Being good at solitude never means facing everything alone; it means knowing when to ask for a hand.

Society that fears silence

Modern culture often treats permanent busyness as a badge of honour. Work apps follow us home, family chats ping through the night, and dating platforms promise an endless queue of potential partners. Underneath the noise, many people feel deeply anxious about being with themselves.

That anxiety is understandable. Some carry memories of neglect or bullying that make solitude feel unsafe. Others grew up in crowded homes where privacy barely existed, so being alone triggers a sense of emptiness. For these people, learning to be content alone can be as challenging, and as gradual, as learning a new language.

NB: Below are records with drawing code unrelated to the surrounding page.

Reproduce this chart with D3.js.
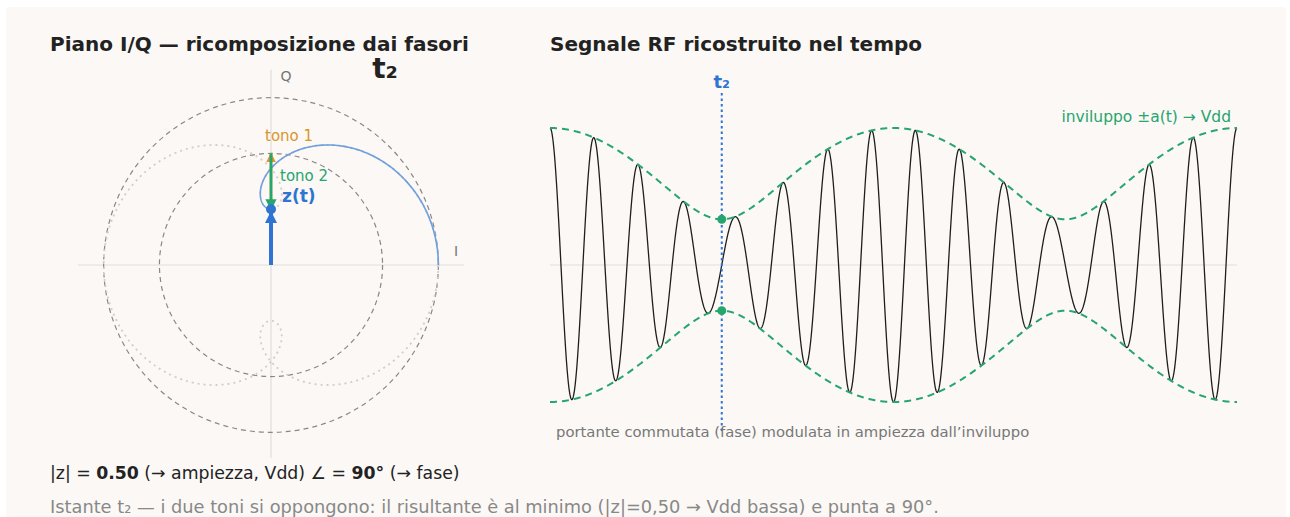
<!DOCTYPE html>
<html>
<head>
<meta charset="utf-8">
<script src="https://cdn.jsdelivr.net/npm/d3@7"></script>
<style>
  body { margin: 0; background: #ffffff; font-family: "DejaVu Sans", sans-serif; }
  svg { display: block; }
</style>
</head>
<body>
<div id="chart"></div>
<script>
// parametri del segnale a due toni
const toneNames = ["tono 1", "tono 2"];
const toneAmp = [1.0, 0.5];        // ampiezze dei due fasori
const toneTurns = [1, 3];          // giri nel piano I/Q sulla finestra
const toneColors = ["#d9962b", "#27a56e"];
const carrierCycles = 14;          // cicli di portante nella finestra
const circleRadii = [1.0, 1.5];    // cerchi tratteggiati di riferimento
const t2Frac = 0.25;               // istante t2 nella finestra
const zMag = 0.50, zDeg = 90;

const W = 1290, H = 517;
const svg = d3.select("#chart").append("svg").attr("width", W).attr("height", H);

svg.append("rect").attr("x", 6).attr("y", 7).attr("width", 1280).attr("height", 512)
  .attr("rx", 4).attr("fill", "#fbf8f5");

// ---- sinistra: piano I/Q
const cx = 271, cy = 265, R = 193;
const xI = d3.scaleLinear().domain([-1.73, 1.73]).range([cx - R, cx + R]);
const yQ = d3.scaleLinear().domain([-1.73, 1.73]).range([cy + R, cy - R]);

const gL = svg.append("g");
gL.append("line").attr("x1", xI(-1.73)).attr("x2", xI(1.73)).attr("y1", yQ(0)).attr("y2", yQ(0))
  .attr("stroke", "#e2dfdb").attr("stroke-width", 1.2);
gL.append("line").attr("x1", xI(0)).attr("x2", xI(0)).attr("y1", yQ(1.75)).attr("y2", yQ(-1.73))
  .attr("stroke", "#e2dfdb").attr("stroke-width", 1.2);
gL.append("text").attr("x", xI(0) + 15).attr("y", yQ(1.66) + 1).attr("text-anchor", "middle")
  .attr("font-size", 14).attr("fill", "#777").text("Q");
gL.append("text").attr("x", xI(1.66)).attr("y", yQ(0) - 9).attr("text-anchor", "middle")
  .attr("font-size", 14).attr("fill", "#777").text("I");

gL.selectAll("circle.ref").data(circleRadii).join("circle").attr("class", "ref")
  .attr("cx", xI(0)).attr("cy", yQ(0)).attr("r", d => xI(d) - xI(0))
  .attr("fill", "none").attr("stroke", "#8a8785").attr("stroke-width", 1.2)
  .attr("stroke-dasharray", "5,4");

function zAt(f) {
  let re = 0, im = 0;
  toneAmp.forEach((a, i) => {
    const ph = 2 * Math.PI * toneTurns[i] * f;
    re += a * Math.cos(ph); im += a * Math.sin(ph);
  });
  return [re, im];
}
const fr = d3.range(0, 1.0005, 0.001);
const iq = d3.line().x(d => xI(d[0])).y(d => yQ(d[1]));

gL.append("path").attr("d", iq(fr.map(zAt))).attr("fill", "none")
  .attr("stroke", "#d0cdca").attr("stroke-width", 1.8).attr("stroke-dasharray", "2,4");
gL.append("path").attr("d", iq(fr.filter(f => f <= t2Frac).map(zAt))).attr("fill", "none")
  .attr("stroke", "#6f9fdc").attr("stroke-width", 1.6);

// fasori all'istante t2
const defs = svg.append("defs");
function marker(id, color, size) {
  defs.append("marker").attr("id", id).attr("viewBox", "0 0 10 10").attr("refX", 9).attr("refY", 5)
    .attr("markerWidth", size).attr("markerHeight", size).attr("orient", "auto-start-reverse")
    .append("path").attr("d", "M0,0 L10,5 L0,10 z").attr("fill", color);
}
marker("m1", toneColors[0], 4); marker("m2", toneColors[1], 4); marker("mz", "#2f74d0", 3);

const p1 = [toneAmp[0] * Math.cos(2 * Math.PI * toneTurns[0] * t2Frac), toneAmp[0] * Math.sin(2 * Math.PI * toneTurns[0] * t2Frac)];
const pz = zAt(t2Frac);
gL.append("line").attr("x1", xI(0)).attr("y1", yQ(0)).attr("x2", xI(p1[0])).attr("y2", yQ(p1[1]))
  .attr("stroke", toneColors[0]).attr("stroke-width", 2.5).attr("marker-end", "url(#m1)");
gL.append("line").attr("x1", xI(p1[0])).attr("y1", yQ(p1[1])).attr("x2", xI(pz[0])).attr("y2", yQ(pz[1]))
  .attr("stroke", toneColors[1]).attr("stroke-width", 2.8).attr("marker-end", "url(#m2)");
gL.append("line").attr("x1", xI(0)).attr("y1", yQ(0)).attr("x2", xI(pz[0])).attr("y2", yQ(pz[1]) + 3)
  .attr("stroke", "#2f74d0").attr("stroke-width", 4).attr("marker-end", "url(#mz)");
gL.append("circle").attr("cx", xI(pz[0])).attr("cy", yQ(pz[1])).attr("r", 5).attr("fill", "#2f74d0");

gL.append("text").attr("x", xI(p1[0]) - 6).attr("y", yQ(p1[1]) - 12).attr("font-size", 15)
  .attr("fill", toneColors[0]).text(toneNames[0]);
gL.append("text").attr("x", xI(p1[0]) + 9).attr("y", yQ(0.75)).attr("font-size", 15)
  .attr("fill", toneColors[1]).text(toneNames[1]);
gL.append("text").attr("x", xI(pz[0]) + 11).attr("y", yQ(pz[1]) - 7).attr("font-size", 17)
  .attr("font-weight", "bold").attr("fill", "#2f74d0").text("z(t)");

svg.append("text").attr("x", 50).attr("y", 51).attr("font-size", 20).attr("font-weight", "bold")
  .attr("fill", "#222").text("Piano I/Q — ricomposizione dai fasori");
svg.append("text").attr("x", 385).attr("y", 78).attr("text-anchor", "middle").attr("font-size", 28)
  .attr("font-weight", "bold").attr("fill", "#222").text("t₂");

// ---- destra: segnale RF nel tempo
const xT = d3.scaleLinear().domain([0, 1]).range([550, 1237]);
const yS = d3.scaleLinear().domain([-1.5, 1.5]).range([402, 128]);
const gR = svg.append("g");

svg.append("text").attr("x", 550).attr("y", 51).attr("font-size", 20).attr("font-weight", "bold")
  .attr("fill", "#222").text("Segnale RF ricostruito nel tempo");

gR.append("line").attr("x1", xT(0)).attr("x2", xT(1)).attr("y1", yS(0)).attr("y2", yS(0))
  .attr("stroke", "#e2dfdb").attr("stroke-width", 1.2);

function rf(f) {
  const ph = 2 * Math.PI * carrierCycles * f;
  const z = zAt(f);
  return z[0] * Math.cos(ph) - z[1] * Math.sin(ph);
}
function env(f) { const z = zAt(f); return Math.hypot(z[0], z[1]); }
const ft = d3.range(0, 1.00005, 0.0005);

gR.append("path").attr("d", d3.line().x(f => xT(f)).y(f => yS(rf(f)))(ft))
  .attr("fill", "none").attr("stroke", "#1e1e1e").attr("stroke-width", 1.3);
[1, -1].forEach(s => {
  gR.append("path").attr("d", d3.line().x(f => xT(f)).y(f => yS(s * env(f)))(ft))
    .attr("fill", "none").attr("stroke", "#27a56e").attr("stroke-width", 2)
    .attr("stroke-dasharray", "7,5");
});

gR.append("line").attr("x1", xT(t2Frac)).attr("x2", xT(t2Frac)).attr("y1", 93).attr("y2", 432)
  .attr("stroke", "#2f74d0").attr("stroke-width", 2).attr("stroke-dasharray", "2.5,3");
gR.append("text").attr("x", xT(t2Frac)).attr("y", 88).attr("text-anchor", "middle")
  .attr("font-size", 18).attr("font-weight", "bold").attr("fill", "#2f74d0").text("t₂");
[1, -1].forEach(s => {
  gR.append("circle").attr("cx", xT(t2Frac)).attr("cy", yS(s * zMag)).attr("r", 4.5).attr("fill", "#27a56e");
});

gR.append("text").attr("x", 1231).attr("y", 122).attr("text-anchor", "end").attr("font-size", 15.5)
  .attr("fill", "#27a56e").text("inviluppo ±a(t) → Vdd");
gR.append("text").attr("x", 556).attr("y", 437).attr("font-size", 14.8)
  .attr("fill", "#777").text("portante commutata (fase) modulata in ampiezza dall’inviluppo");

// ---- didascalie in basso
const l1 = svg.append("text").attr("x", 50).attr("y", 479).attr("font-size", 17.3).attr("fill", "#222");
l1.append("tspan").text("|z| = ");
l1.append("tspan").attr("font-weight", "bold").text(zMag.toFixed(2));
l1.append("tspan").text(" (→ ampiezza, Vdd) ∠ = ");
l1.append("tspan").attr("font-weight", "bold").text(zDeg + "°");
l1.append("tspan").text(" (→ fase)");

svg.append("text").attr("x", 50).attr("y", 513).attr("font-size", 17.8).attr("fill", "#888")
  .text("Istante t₂ — i due toni si oppongono: il risultante è al minimo (|z|=0,50 → Vdd bassa) e punta a 90°.");
</script>
</body>
</html>
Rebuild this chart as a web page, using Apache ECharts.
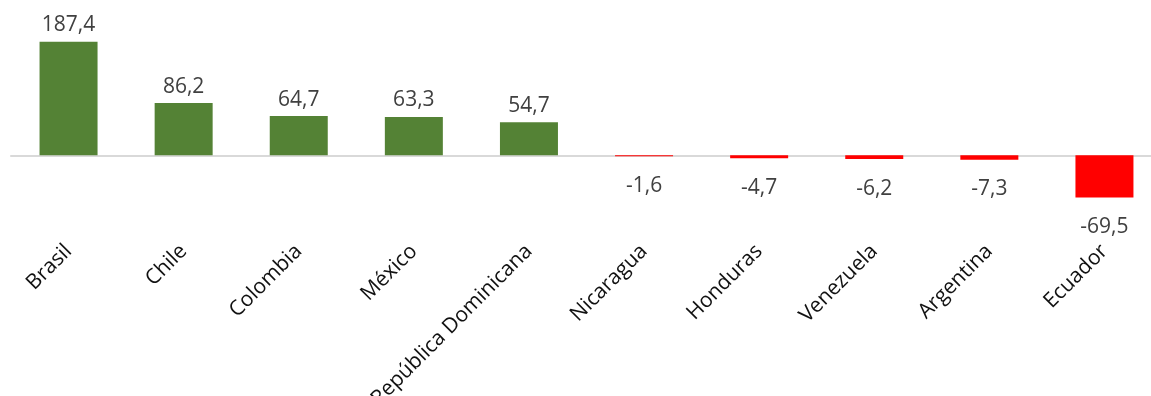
<!DOCTYPE html>
<html>
<head>
<meta charset="utf-8">
<script src="https://cdn.jsdelivr.net/npm/echarts@6/dist/echarts.min.js"></script>
<style>
  html, body { margin: 0; padding: 0; background: #fff; }
  #chart { width: 1151px; height: 396px; }
</style>
</head>
<body>
<div id="chart"></div>
<script>
const countries = ['Brasil', 'Chile', 'Colombia', 'México', 'República Dominicana', 'Nicaragua', 'Honduras', 'Venezuela', 'Argentina', 'Ecuador']
const values = [187.4, 86.2, 64.7, 63.3, 54.7, -1.6, -4.7, -6.2, -7.3, -69.5]

const chart = echarts.init(document.getElementById('chart'))

const barData = values.map(v => ({
  value: v,
  itemStyle: { color: v >= 0 ? '#548235' : '#ff0000' },
  label: v >= 0
    ? { position: 'top', distance: 6 }
    : { position: 'bottom', distance: 19 }
}))

const option = {
  animation: false,
  grid: { left: 11, width: 1151, top: 34, height: 182, containLabel: false, outerBoundsMode: 'none' },
  xAxis: [
    {
      type: 'category',
      data: countries,
      axisLine: { onZero: true, lineStyle: { color: '#d9d9d9', width: 2 } },
      axisTick: { show: false },
      axisLabel: { show: false }
    },
    {
      type: 'category',
      data: countries,
      position: 'bottom',
      axisLine: { show: false },
      axisTick: { show: false },
      axisLabel: {
        rotate: 45,
        margin: 32,
        interval: 0,
        fontFamily: 'Open Sans',
        fontSize: 21,
        color: '#111'
      }
    }
  ],
  yAxis: {
    type: 'value',
    min: -100,
    max: 200,
    show: false,
    splitLine: { show: false }
  },
  series: [
    {
      type: 'bar',
      xAxisIndex: 0,
      data: barData,
      barWidth: 58,
      label: {
        show: true,
        fontFamily: 'Open Sans',
        fontSize: 21,
        color: '#404040',
        formatter: p => p.value.toFixed(1).replace('.', ',')
      }
    }
  ]
}

chart.setOption(option)
</script>
</body>
</html>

Economic pressure also plays a part. The Fondation de France reports that people without work feel lonely at nearly twice the rate of those in employment. Losing a job often means losing an entire web of everyday contact: colleagues, lunch chats, informal support. Financial insecurity can then make socialising feel out of reach, deepening isolation.

Practical ways to turn alone time into a resource

A helpful first step is to give structure to unplanned hours. Psychologists sometimes suggest setting “appointments with yourself”: short, non‑negotiable blocks of time where you do something only for you.

That could mean:

  • Journalling for ten minutes about one feeling you noticed that day.
  • Trying a simple breathing exercise before bed.
  • Cooking a proper meal for one, instead of eating in front of a laptop.
  • Starting a small creative project: sketching, photography, music, DIY.

These small rituals give solitude a shape. Instead of staring into space with racing thoughts, you are engaged in a concrete action that anchors you in the present moment.

Another useful idea is the “social thermostat”. On a sheet of paper, draw a line from 0 (no contact at all) to 10 (constant people around). Mark where you feel reasonably comfortable most days. Then note what pushes you below or above that level: maybe three evenings in a row at home leave you flat, or back‑to‑back social events exhaust you. Over a few weeks, this simple exercise clarifies how much connection and how much solitude you actually need, rather than what you think you should need.

Understanding these personal settings can be liberating. Some realise they are more introverted than they assumed and feel less guilty about turning down invitations. Others notice they have been hiding behind work or screens and gently start scheduling human contact again, even in modest forms like a weekly language class or volunteering shift.

For young people raised with constant online interaction, one extra skill often helps: learning the difference between presence and performance. Being alone without posting, without curating an image for others, can feel strange at first. Yet this is often where a more stable sense of self quietly grows.